KINGMAN – While many graduates of Kingman High School might choose careers in distant cities or states, Sarah Warren does not plan to be one of them.
"I grew up here and like rural communities," she said.
"We're more tight-knit than big cities."
Warren received a $5,000 check Wednesday from Bo Wiley, dealer and managing partner of Wiley Automotive Group/Colorado River Ford Lincoln Mercury.
She is a 2004 recipient of a Ford Country Scholars Program scholarship that may be applied toward tuition at any college or university.
Warren said she hopes to attend Purdue University in Indiana in the fall.
She has been accepted there for admission, but is trying to arrange financing for her post-secondary education.
"I'm going to major in pre-medicine," she said.
"I hope to become a pharmacist."
Sarah is the daughter of John and Debbie Warren.
John Warren said Sarah took advanced placement and college level courses at KHS, enabling her to graduate one year early.
Ford Motor Co.
instituted its Ford Country Scholars Program in 2002 to run for three years.

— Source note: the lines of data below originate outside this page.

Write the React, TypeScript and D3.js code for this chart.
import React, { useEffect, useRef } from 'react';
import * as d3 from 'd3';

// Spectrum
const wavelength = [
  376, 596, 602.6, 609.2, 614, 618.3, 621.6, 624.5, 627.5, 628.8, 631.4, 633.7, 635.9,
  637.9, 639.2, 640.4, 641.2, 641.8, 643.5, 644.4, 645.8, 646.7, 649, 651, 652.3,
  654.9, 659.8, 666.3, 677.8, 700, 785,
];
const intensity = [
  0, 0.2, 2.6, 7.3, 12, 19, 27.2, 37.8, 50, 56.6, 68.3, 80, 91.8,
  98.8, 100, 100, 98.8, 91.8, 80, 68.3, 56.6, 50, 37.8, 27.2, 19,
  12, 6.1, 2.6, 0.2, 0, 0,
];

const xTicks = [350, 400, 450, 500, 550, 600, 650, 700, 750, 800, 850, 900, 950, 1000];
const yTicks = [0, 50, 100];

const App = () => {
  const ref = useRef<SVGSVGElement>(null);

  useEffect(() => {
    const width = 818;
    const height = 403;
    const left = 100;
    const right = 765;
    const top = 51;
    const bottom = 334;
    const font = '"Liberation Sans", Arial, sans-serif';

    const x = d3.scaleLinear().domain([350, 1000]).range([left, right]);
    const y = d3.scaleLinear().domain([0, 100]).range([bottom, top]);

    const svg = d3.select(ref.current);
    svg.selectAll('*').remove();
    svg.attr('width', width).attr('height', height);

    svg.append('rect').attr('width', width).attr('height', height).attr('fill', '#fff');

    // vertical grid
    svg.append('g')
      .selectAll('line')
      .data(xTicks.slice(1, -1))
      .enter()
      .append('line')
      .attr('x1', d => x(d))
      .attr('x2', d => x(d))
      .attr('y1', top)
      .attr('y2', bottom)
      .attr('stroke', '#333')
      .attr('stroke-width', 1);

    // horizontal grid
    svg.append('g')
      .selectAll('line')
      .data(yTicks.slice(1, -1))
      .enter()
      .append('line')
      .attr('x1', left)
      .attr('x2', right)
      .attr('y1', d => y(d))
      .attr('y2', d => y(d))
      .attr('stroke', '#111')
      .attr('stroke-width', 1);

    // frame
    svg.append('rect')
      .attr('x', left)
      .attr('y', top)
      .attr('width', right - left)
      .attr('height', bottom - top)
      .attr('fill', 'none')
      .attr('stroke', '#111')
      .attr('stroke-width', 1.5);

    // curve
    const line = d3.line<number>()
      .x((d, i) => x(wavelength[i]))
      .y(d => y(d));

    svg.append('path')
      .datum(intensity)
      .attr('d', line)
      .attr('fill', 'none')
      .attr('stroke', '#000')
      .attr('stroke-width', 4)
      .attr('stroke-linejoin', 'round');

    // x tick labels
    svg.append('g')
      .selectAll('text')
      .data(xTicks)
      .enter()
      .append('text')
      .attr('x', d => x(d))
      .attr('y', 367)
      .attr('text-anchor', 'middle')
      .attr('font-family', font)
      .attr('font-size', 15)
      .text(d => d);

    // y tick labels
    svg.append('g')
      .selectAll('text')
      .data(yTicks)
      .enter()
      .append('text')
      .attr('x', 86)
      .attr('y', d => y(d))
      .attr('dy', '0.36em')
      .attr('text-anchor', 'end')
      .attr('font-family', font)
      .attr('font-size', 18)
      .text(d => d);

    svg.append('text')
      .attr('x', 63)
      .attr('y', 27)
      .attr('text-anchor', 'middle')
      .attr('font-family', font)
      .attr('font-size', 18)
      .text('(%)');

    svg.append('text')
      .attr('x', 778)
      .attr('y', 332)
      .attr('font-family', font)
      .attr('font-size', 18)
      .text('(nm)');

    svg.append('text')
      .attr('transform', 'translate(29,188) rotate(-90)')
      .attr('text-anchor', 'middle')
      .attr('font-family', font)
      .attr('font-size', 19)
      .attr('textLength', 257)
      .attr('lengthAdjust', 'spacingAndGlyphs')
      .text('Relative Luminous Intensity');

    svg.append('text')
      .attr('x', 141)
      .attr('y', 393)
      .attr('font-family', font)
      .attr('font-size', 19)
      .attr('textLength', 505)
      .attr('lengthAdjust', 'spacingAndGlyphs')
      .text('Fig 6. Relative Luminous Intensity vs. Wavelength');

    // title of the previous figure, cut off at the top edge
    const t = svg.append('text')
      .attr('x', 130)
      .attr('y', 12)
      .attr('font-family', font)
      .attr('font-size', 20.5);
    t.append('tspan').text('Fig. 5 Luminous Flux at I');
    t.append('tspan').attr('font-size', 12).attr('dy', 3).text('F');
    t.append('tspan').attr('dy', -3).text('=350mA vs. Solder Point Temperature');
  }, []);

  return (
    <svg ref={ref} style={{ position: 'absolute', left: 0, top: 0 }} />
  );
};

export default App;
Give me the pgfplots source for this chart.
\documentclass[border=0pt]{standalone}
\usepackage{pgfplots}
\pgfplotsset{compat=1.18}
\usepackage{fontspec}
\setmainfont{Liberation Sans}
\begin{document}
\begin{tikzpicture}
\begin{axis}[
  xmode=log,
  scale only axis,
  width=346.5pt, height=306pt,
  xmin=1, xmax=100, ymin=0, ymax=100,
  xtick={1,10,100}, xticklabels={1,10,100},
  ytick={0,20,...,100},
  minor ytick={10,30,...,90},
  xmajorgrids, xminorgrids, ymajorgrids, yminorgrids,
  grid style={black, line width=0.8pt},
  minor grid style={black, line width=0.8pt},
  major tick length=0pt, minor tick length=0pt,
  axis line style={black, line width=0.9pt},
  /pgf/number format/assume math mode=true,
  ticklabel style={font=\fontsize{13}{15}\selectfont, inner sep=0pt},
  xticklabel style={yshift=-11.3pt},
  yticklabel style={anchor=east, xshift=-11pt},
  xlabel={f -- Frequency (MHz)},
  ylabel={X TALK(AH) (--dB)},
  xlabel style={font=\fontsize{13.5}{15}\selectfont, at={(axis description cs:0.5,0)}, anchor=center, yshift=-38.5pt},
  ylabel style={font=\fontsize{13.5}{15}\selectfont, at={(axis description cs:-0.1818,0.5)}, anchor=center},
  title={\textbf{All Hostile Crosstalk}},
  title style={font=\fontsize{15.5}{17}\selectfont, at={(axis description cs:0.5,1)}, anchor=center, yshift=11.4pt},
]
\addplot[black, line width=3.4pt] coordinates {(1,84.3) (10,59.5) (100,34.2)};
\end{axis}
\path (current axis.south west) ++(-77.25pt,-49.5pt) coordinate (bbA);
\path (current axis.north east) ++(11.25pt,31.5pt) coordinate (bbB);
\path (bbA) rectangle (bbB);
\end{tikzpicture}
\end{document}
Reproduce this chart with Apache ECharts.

It presents scholarships for $5,000 each to high school seniors and juniors in 11 western states.
Awards to be made in the three-year period of the program total 775 scholarships delivered for students in Arizona, Alaska, Colorado, Idaho, Wyoming, Montana, Washington, Oregon, Utah, Nevada and New Mexico.
Students could visit a Ford dealership or apply for a scholarship online.
Just eight students went in to the Colorado River Ford Lincoln Mercury dealership in Kingman to apply this year, according to Jessie Sayas, public relations director for Wiley Automotive Group and the local dealership.
"A panel of three judges read essays the students wrote about themselves, their intended field of study and why they want to return to a rural community after college," Sayas said.
"In addition to the essay, judges looked at the applicant's grade-point average and community service in determining winners."
While the program is scheduled to end this year, Colorado River Ford Lincoln Mercury officials will recommend the program be continued by Ford Motor Co., Sayas said.
"It's nice to be able to provide financial assistance to kids committed to a rural life," she said.